You’ll know Rose Atlantic is not the usual rose scent from the opening of this 2016 release, featuring bitter-ish notes of bergamot and lemon oil, with rose petals softening the effect.
A fine rose accord comes through in the heart of the EDP, with linden blossom in support. But this is a rose drenched in salt water. Lots of it. As if you’re aboard the ship Salt Spray Rose. What a clever boy! A dose of white moss completes the mood.
The Barcelona-based brand has been making an impact with their contemporary and vegan fragrances since it was founded by Romy Kowalewski in 2016.
Opening with a combo of aldehydes and violet notes, this EDP is cool, minimalist, almost metallic.
That chilled vibe evolves with a powdery note of iris from Landes, France. Daniela Andrier, best known for her sterling work for Prada, is a pro at this frosty floral and it’s infused with the smoke of incense from Somalia.
The drydown is clean and crisp, courtesy of notes of cedar from Morocco and musk.
While the British luxury brand is not completely vegan, it’s Vegan Collection has top-notch, top-priced options, such as this 2018 release.
Slightly bitter petitgrain and bergamot feature in the opening. They are wrapped in a finely fresh take on cypress and a perfectly balanced spicy trio of clove, nutmeg and ginger.

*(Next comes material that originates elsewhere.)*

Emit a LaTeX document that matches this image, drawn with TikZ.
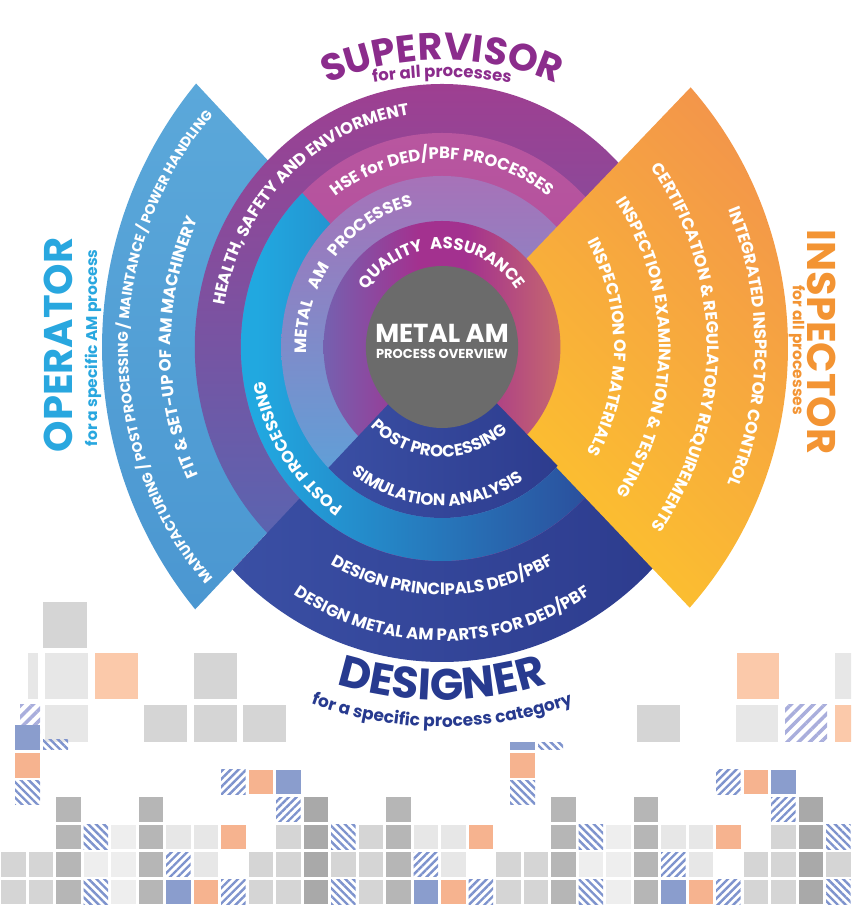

Amber, so over-used in recent male fragrances, is elevated to the most sophisticated resinous powderiness, with support from cedar and oakwood.
It’s a long time since we’ve come across such a seamless scent. We can believe the blurb on the website about it being a 25% pure perfume concentration that’s made from the finest ingredients.

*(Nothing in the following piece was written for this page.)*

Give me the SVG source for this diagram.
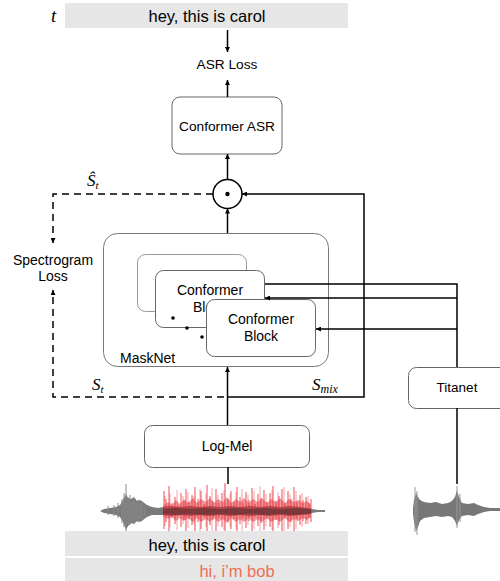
<svg xmlns="http://www.w3.org/2000/svg" width="500" height="581" viewBox="0 0 500 581">
<style>
.box{fill:#fff;stroke:#666;stroke-width:1}
.lbl{font-family:"Liberation Sans",Arial,sans-serif;font-size:14px;fill:#000;text-anchor:middle}
.math{font-family:"Liberation Serif","Times New Roman",serif;font-style:italic;fill:#000}
.ln{fill:none;stroke:#000;stroke-width:1.5}
.dash{fill:none;stroke:#000;stroke-width:1.5;stroke-dasharray:7 5}
.bar{fill:#e6e6e6}
</style>
<defs>
<marker id="ah" viewBox="0 0 10 10" refX="10" refY="5" markerWidth="5" markerHeight="5" orient="auto" markerUnits="userSpaceOnUse">
<path d="M0,0 L10,5 L0,10 z" fill="#000"/>
</marker>
</defs>

<g id="target-top">
<rect class="bar" x="65" y="3" width="283" height="25"/>
<text class="lbl" x="207" y="22" style="font-size:16.5px">hey, this is carol</text>
<text class="math" x="51" y="22" style="font-size:19px">t</text>
</g>

<g id="asr-loss"><text class="lbl" x="227" y="69" style="font-size:13.7px">ASR Loss</text></g>

<g id="conformer-asr">
<rect class="box" x="172" y="97" width="110" height="57" rx="8"/>
<text class="lbl" x="227" y="131" style="font-size:13.7px">Conformer ASR</text>
</g>

<g id="multiply">
<circle cx="227.5" cy="194" r="14.5" fill="#fff" stroke="#000" stroke-width="1.5"/>
<circle cx="227.5" cy="194" r="2.2" fill="#000"/>
</g>

<g id="spectrogram-loss">
<text class="lbl" x="53" y="265">Spectrogram</text>
<text class="lbl" x="53" y="281">Loss</text>
</g>

<g id="masknet">
<rect x="103.5" y="233.5" width="225" height="133" rx="14" fill="#fff" stroke="#777" stroke-width="1"/>
<text x="120" y="363" style="font-family:'Liberation Sans',Arial,sans-serif;font-size:14px">MaskNet</text>
<rect x="137.5" y="254.5" width="109" height="57" rx="8" fill="#fff" stroke="#999" stroke-width="1"/>
<rect class="box" x="155.5" y="270.5" width="109" height="57" rx="8"/>
<text class="lbl" x="210" y="295">Conformer</text>
<text class="lbl" x="210" y="312">Block</text>
<circle cx="173" cy="318" r="1.8" fill="#000"/>
<circle cx="187" cy="328" r="1.8" fill="#000"/>
<circle cx="202" cy="337" r="1.8" fill="#000"/>
<rect class="box" x="206.5" y="299.5" width="109" height="57" rx="8"/>
<text class="lbl" x="261" y="324">Conformer</text>
<text class="lbl" x="261" y="341">Block</text>
</g>

<g id="labels-math">
<text class="math" x="87" y="186" style="font-size:17px">Ŝ<tspan dy="3" style="font-size:11px">t</tspan></text>
<text class="math" x="92" y="390" style="font-size:17px">S<tspan dy="3" style="font-size:11px">t</tspan></text>
<text class="math" x="312" y="390" style="font-size:17px">S<tspan dy="3" style="font-size:12px">mix</tspan></text>
</g>

<g id="titanet">
<rect class="box" x="408.5" y="367.5" width="100" height="41" rx="8"/>
<text class="lbl" x="457" y="392" style="font-size:13.5px">Titanet</text>
</g>

<g id="log-mel">
<rect class="box" x="144.5" y="425.5" width="165" height="42" rx="8"/>
<text class="lbl" x="227" y="451">Log-Mel</text>
</g>

<g id="connectors">
<line class="ln" x1="227.5" y1="30" x2="227.5" y2="52" marker-end="url(#ah)"/>
<line class="ln" x1="227.5" y1="97" x2="227.5" y2="80" marker-end="url(#ah)"/>
<line class="ln" x1="227.5" y1="179" x2="227.5" y2="154" marker-end="url(#ah)"/>
<line class="ln" x1="227.5" y1="233" x2="227.5" y2="208.5" marker-end="url(#ah)"/>
<polyline class="ln" points="227.5,397 364,397 364,194 242,194" marker-end="url(#ah)"/>
<polyline class="dash" points="213,194 53,194 53,243" marker-end="url(#ah)"/>
<polyline class="dash" points="224,397 53,397 53,290" marker-end="url(#ah)"/>
<line class="ln" x1="227.5" y1="425" x2="227.5" y2="367" marker-end="url(#ah)"/>
<line class="ln" x1="228" y1="484" x2="228" y2="467"/>
<line class="ln" x1="457" y1="484" x2="457" y2="408"/>
<polyline class="ln" points="457,367 457,284 265,284"/>
<line class="ln" x1="457" y1="298" x2="265" y2="298" marker-end="url(#ah)"/>
<line class="ln" x1="457" y1="329" x2="316" y2="329" marker-end="url(#ah)"/>
</g>

<g id="waveform-mix">
<polygon fill="#7a7a7a" points="100,511 104,509 110,508 116,507 120,505 123,500 126,494 128,498 131,499 134,497 137,501 140,500 143,502 147,505 152,507 158,508 163,507 170,506 180,507 190,506 200,507 210,506 220,507 230,506 240,507 250,506 260,507 270,506 280,507 290,506 300,507 308,508 312,509 318,510 325,510 325,512 318,512 312,513 308,514 300,515 290,516 280,515 270,516 260,515 250,516 240,515 230,516 220,515 210,516 200,515 190,516 180,515 170,516 163,515 158,515 152,515 147,517 143,520 140,522 137,521 134,524 131,523 128,526 126,530 123,522 120,517 116,515 110,514 104,513"/>
<path stroke="#8a8a8a" stroke-width="1" fill="none" d="M122 499V523M124 493V527M126 484V535M128 497V524M130 495V525M132 501V521M134 498V523M136 502V520M138 500V522M140 503V519M142 501V521M145 505V517M118 503V518M114 505V516M108 506V515"/>
<polygon fill="#d82028" fill-opacity="0.45" points="163,506 168,502 172,505 176,500 180,504 184,499 188,503 193,498 197,503 201,499 206,502 210,498 214,503 218,499 223,502 227,497 231,503 236,499 240,502 244,498 249,503 253,499 258,502 262,498 267,503 271,499 276,502 280,498 285,503 289,499 294,502 298,500 303,503 307,501 311,505 311,517 307,520 303,518 298,521 294,519 289,522 285,518 280,522 276,519 271,522 267,518 262,522 258,519 253,522 249,518 244,522 240,519 236,522 231,518 227,523 223,519 218,522 214,518 210,522 206,519 201,522 197,518 193,522 188,518 184,521 180,518 176,521 172,517 168,519 163,516"/>
<path stroke="#e8202a" stroke-width="1" stroke-opacity="0.8" fill="none" d="M164 491V529M166 499V522M169 486V534M172 503V518M175 497V524M178 505V516M181 493V527M184 501V520M186 489V531M189 502V519M192 495V525M195 487V533M198 499V522M201 491V529M204 504V517M207 485V534M210 496V525M213 501V520M216 489V531M219 503V518M222 493V527M225 483V536M228 499V522M231 491V529M234 502V519M237 487V533M240 497V524M243 503V518M246 492V528M249 500V521M252 488V532M255 504V517M258 494V526M261 498V523M264 490V530M267 502V519M270 493V527M273 486V534M276 501V520M279 496V525M282 489V531M285 503V518M288 491V529M291 499V522M294 487V533M297 502V519M300 495V525M303 500V521M306 497V524M309 503V518M311 499V522"/>
<path stroke="#f04048" stroke-width="1.4" stroke-opacity="0.35" fill="none" d="M165 496V526M170 494V527M177 490V530M183 496V524M188 492V528M194 496V524M200 489V531M206 494V527M212 488V532M218 495V526M224 490V530M230 494V527M236 492V529M242 489V531M248 495V525M254 491V529M260 486V533M266 494V526M272 490V530M278 492V528M284 487V532M290 494V527M296 491V529M302 493V527M308 496V524"/>
<polygon fill="#4a3030" fill-opacity="0.55" points="163,509 175,508 190,509 205,508 220,509 235,508 250,509 265,508 280,509 295,508 311,509 311,514 295,515 280,514 265,515 250,514 235,515 220,514 205,515 190,514 175,515 163,514"/>
</g>

<g id="waveform-ref">
<polygon fill="#777" points="413,508 414,500 416,493 418,497 420,500 424,502 430,503 436,502 442,504 448,503 452,501 455,497 457,490 459,497 462,503 468,504 474,503 478,505 484,507 490,508 500,508 500,511 490,511 484,512 478,514 474,516 468,515 462,516 459,520 457,526 455,521 452,517 448,516 442,517 436,516 430,517 424,518 420,521 418,527 416,531 414,522 413,514"/>
<path stroke="#999" stroke-width="1" fill="none" d="M415 487V532M417 491V535M457 486V528M460 494V522"/>
</g>

<g id="targets-bottom">
<rect class="bar" x="65" y="531" width="283" height="25"/>
<text class="lbl" x="207" y="551" style="font-size:16.5px">hey, this is carol</text>
<rect class="bar" x="65" y="558" width="283" height="23"/>
<text class="lbl" x="237" y="577" style="font-size:16.5px;fill:#ee6f55">hi, i’m bob</text>
</g>
</svg>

There are a number of reasons to like the latest addition (2020) to the CK One franchise:
1) The simple but oh-so-clever name, which expresses the universal and unisex appeal of the scent.
2) The elastic band on the bottle, a nod to the most exposed underwear waistband ever.
3) It’s vegan and clean formula. Many of the brand’s fragrances still use animal by-products.
4) Featuring notes of organic orange, blue tea accord, and cedarwood, the juice ain’t going to win any awards for complexity. But it sure is pleasant in a clean, fresh, and undemanding way.